Figure scripts:
━━━━━━━━━━━━━━━━

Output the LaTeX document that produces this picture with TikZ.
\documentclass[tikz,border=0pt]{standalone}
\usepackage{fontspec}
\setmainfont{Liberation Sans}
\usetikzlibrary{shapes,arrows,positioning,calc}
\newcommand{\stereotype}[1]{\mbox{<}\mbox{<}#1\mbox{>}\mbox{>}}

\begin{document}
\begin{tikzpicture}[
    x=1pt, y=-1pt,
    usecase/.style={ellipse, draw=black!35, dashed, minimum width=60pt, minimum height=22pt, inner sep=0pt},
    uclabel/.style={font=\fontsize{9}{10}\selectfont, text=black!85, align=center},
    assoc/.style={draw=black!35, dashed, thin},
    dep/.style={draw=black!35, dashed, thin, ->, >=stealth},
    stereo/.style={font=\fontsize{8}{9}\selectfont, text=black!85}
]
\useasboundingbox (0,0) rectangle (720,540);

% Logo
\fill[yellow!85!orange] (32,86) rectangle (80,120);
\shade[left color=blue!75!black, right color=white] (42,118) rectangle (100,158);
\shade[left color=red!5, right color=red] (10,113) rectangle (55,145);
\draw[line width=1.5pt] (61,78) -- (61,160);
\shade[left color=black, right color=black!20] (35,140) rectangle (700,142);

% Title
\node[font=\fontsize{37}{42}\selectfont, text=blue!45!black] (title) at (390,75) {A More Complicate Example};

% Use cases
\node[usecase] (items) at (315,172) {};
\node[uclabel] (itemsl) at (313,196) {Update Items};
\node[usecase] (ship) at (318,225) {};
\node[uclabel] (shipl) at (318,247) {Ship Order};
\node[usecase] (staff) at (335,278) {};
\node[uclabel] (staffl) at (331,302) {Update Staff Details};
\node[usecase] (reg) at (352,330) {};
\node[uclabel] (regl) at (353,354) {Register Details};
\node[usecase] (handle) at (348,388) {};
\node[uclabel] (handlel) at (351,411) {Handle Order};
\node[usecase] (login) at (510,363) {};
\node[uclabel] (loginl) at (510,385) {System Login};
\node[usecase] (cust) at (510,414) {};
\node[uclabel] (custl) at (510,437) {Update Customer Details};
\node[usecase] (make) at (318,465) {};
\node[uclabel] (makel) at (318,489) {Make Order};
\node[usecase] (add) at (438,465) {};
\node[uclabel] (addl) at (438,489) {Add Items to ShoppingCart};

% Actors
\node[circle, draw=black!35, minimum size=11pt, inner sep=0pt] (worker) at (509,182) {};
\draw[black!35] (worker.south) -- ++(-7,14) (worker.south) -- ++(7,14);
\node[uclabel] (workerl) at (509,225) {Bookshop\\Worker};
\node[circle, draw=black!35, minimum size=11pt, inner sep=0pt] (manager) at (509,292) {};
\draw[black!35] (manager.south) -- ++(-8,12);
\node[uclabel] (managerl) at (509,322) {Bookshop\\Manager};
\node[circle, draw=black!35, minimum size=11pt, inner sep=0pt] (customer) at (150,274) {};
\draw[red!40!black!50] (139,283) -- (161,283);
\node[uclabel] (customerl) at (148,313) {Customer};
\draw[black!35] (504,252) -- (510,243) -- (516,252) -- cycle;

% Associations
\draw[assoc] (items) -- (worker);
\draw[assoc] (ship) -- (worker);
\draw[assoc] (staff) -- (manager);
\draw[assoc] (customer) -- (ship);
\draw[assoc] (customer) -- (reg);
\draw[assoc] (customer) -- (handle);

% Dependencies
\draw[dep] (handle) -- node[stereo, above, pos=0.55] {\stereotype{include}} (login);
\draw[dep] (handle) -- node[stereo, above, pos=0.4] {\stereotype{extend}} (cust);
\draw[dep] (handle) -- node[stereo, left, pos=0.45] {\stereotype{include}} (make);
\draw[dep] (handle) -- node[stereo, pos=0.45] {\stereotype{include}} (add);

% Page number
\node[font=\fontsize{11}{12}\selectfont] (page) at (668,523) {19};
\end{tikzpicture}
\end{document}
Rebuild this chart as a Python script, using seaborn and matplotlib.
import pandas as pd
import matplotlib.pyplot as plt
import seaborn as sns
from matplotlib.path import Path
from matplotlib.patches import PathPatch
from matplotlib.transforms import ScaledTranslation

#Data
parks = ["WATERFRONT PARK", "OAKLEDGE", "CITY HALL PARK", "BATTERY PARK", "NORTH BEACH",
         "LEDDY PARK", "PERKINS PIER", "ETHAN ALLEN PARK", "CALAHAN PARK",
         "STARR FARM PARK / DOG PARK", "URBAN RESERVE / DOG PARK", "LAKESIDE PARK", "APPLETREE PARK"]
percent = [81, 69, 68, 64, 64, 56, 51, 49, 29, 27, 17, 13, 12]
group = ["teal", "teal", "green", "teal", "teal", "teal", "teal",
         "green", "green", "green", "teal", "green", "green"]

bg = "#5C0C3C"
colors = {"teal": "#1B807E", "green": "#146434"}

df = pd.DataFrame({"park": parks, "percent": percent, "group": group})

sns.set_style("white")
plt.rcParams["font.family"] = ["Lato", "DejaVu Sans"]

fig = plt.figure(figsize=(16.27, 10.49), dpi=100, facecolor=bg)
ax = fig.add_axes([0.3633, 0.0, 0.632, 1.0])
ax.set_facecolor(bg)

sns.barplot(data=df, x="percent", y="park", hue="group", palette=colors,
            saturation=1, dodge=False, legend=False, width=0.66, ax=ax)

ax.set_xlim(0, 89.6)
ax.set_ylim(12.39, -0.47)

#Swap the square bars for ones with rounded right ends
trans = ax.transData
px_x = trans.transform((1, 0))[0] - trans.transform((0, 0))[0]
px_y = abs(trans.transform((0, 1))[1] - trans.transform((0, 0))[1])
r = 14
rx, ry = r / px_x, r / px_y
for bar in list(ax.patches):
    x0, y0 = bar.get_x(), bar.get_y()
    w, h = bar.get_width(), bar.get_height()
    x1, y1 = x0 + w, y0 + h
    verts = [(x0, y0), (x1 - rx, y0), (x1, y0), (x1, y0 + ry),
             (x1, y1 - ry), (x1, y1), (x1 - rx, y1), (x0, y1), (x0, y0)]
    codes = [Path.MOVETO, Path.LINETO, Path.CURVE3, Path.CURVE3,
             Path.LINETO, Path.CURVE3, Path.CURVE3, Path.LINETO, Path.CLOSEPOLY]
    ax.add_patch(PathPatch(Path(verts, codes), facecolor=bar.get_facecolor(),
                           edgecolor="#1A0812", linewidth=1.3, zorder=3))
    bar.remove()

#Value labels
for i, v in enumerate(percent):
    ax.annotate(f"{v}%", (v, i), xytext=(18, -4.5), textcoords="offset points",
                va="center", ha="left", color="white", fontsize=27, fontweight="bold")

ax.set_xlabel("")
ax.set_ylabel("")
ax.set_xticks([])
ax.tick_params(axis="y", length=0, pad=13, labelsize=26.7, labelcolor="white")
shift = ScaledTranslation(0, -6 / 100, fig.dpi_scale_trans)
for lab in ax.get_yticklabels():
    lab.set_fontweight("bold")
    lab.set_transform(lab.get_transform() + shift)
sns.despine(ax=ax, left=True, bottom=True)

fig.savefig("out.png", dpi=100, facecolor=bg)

━━━━━━━━━━━━━━━━

== Short exercise ==
Repeat the entries above verbatim, but only from the line that has "Rebuild this chart" down to the line that has "bar.remove()", inclusive.

== Exercise solution ==
Rebuild this chart as a Python script, using seaborn and matplotlib.
import pandas as pd
import matplotlib.pyplot as plt
import seaborn as sns
from matplotlib.path import Path
from matplotlib.patches import PathPatch
from matplotlib.transforms import ScaledTranslation

#Data
parks = ["WATERFRONT PARK", "OAKLEDGE", "CITY HALL PARK", "BATTERY PARK", "NORTH BEACH",
         "LEDDY PARK", "PERKINS PIER", "ETHAN ALLEN PARK", "CALAHAN PARK",
         "STARR FARM PARK / DOG PARK", "URBAN RESERVE / DOG PARK", "LAKESIDE PARK", "APPLETREE PARK"]
percent = [81, 69, 68, 64, 64, 56, 51, 49, 29, 27, 17, 13, 12]
group = ["teal", "teal", "green", "teal", "teal", "teal", "teal",
         "green", "green", "green", "teal", "green", "green"]

bg = "#5C0C3C"
colors = {"teal": "#1B807E", "green": "#146434"}

df = pd.DataFrame({"park": parks, "percent": percent, "group": group})

sns.set_style("white")
plt.rcParams["font.family"] = ["Lato", "DejaVu Sans"]

fig = plt.figure(figsize=(16.27, 10.49), dpi=100, facecolor=bg)
ax = fig.add_axes([0.3633, 0.0, 0.632, 1.0])
ax.set_facecolor(bg)

sns.barplot(data=df, x="percent", y="park", hue="group", palette=colors,
            saturation=1, dodge=False, legend=False, width=0.66, ax=ax)

ax.set_xlim(0, 89.6)
ax.set_ylim(12.39, -0.47)

#Swap the square bars for ones with rounded right ends
trans = ax.transData
px_x = trans.transform((1, 0))[0] - trans.transform((0, 0))[0]
px_y = abs(trans.transform((0, 1))[1] - trans.transform((0, 0))[1])
r = 14
rx, ry = r / px_x, r / px_y
for bar in list(ax.patches):
    x0, y0 = bar.get_x(), bar.get_y()
    w, h = bar.get_width(), bar.get_height()
    x1, y1 = x0 + w, y0 + h
    verts = [(x0, y0), (x1 - rx, y0), (x1, y0), (x1, y0 + ry),
             (x1, y1 - ry), (x1, y1), (x1 - rx, y1), (x0, y1), (x0, y0)]
    codes = [Path.MOVETO, Path.LINETO, Path.CURVE3, Path.CURVE3,
             Path.LINETO, Path.CURVE3, Path.CURVE3, Path.LINETO, Path.CLOSEPOLY]
    ax.add_patch(PathPatch(Path(verts, codes), facecolor=bar.get_facecolor(),
                           edgecolor="#1A0812", linewidth=1.3, zorder=3))
    bar.remove()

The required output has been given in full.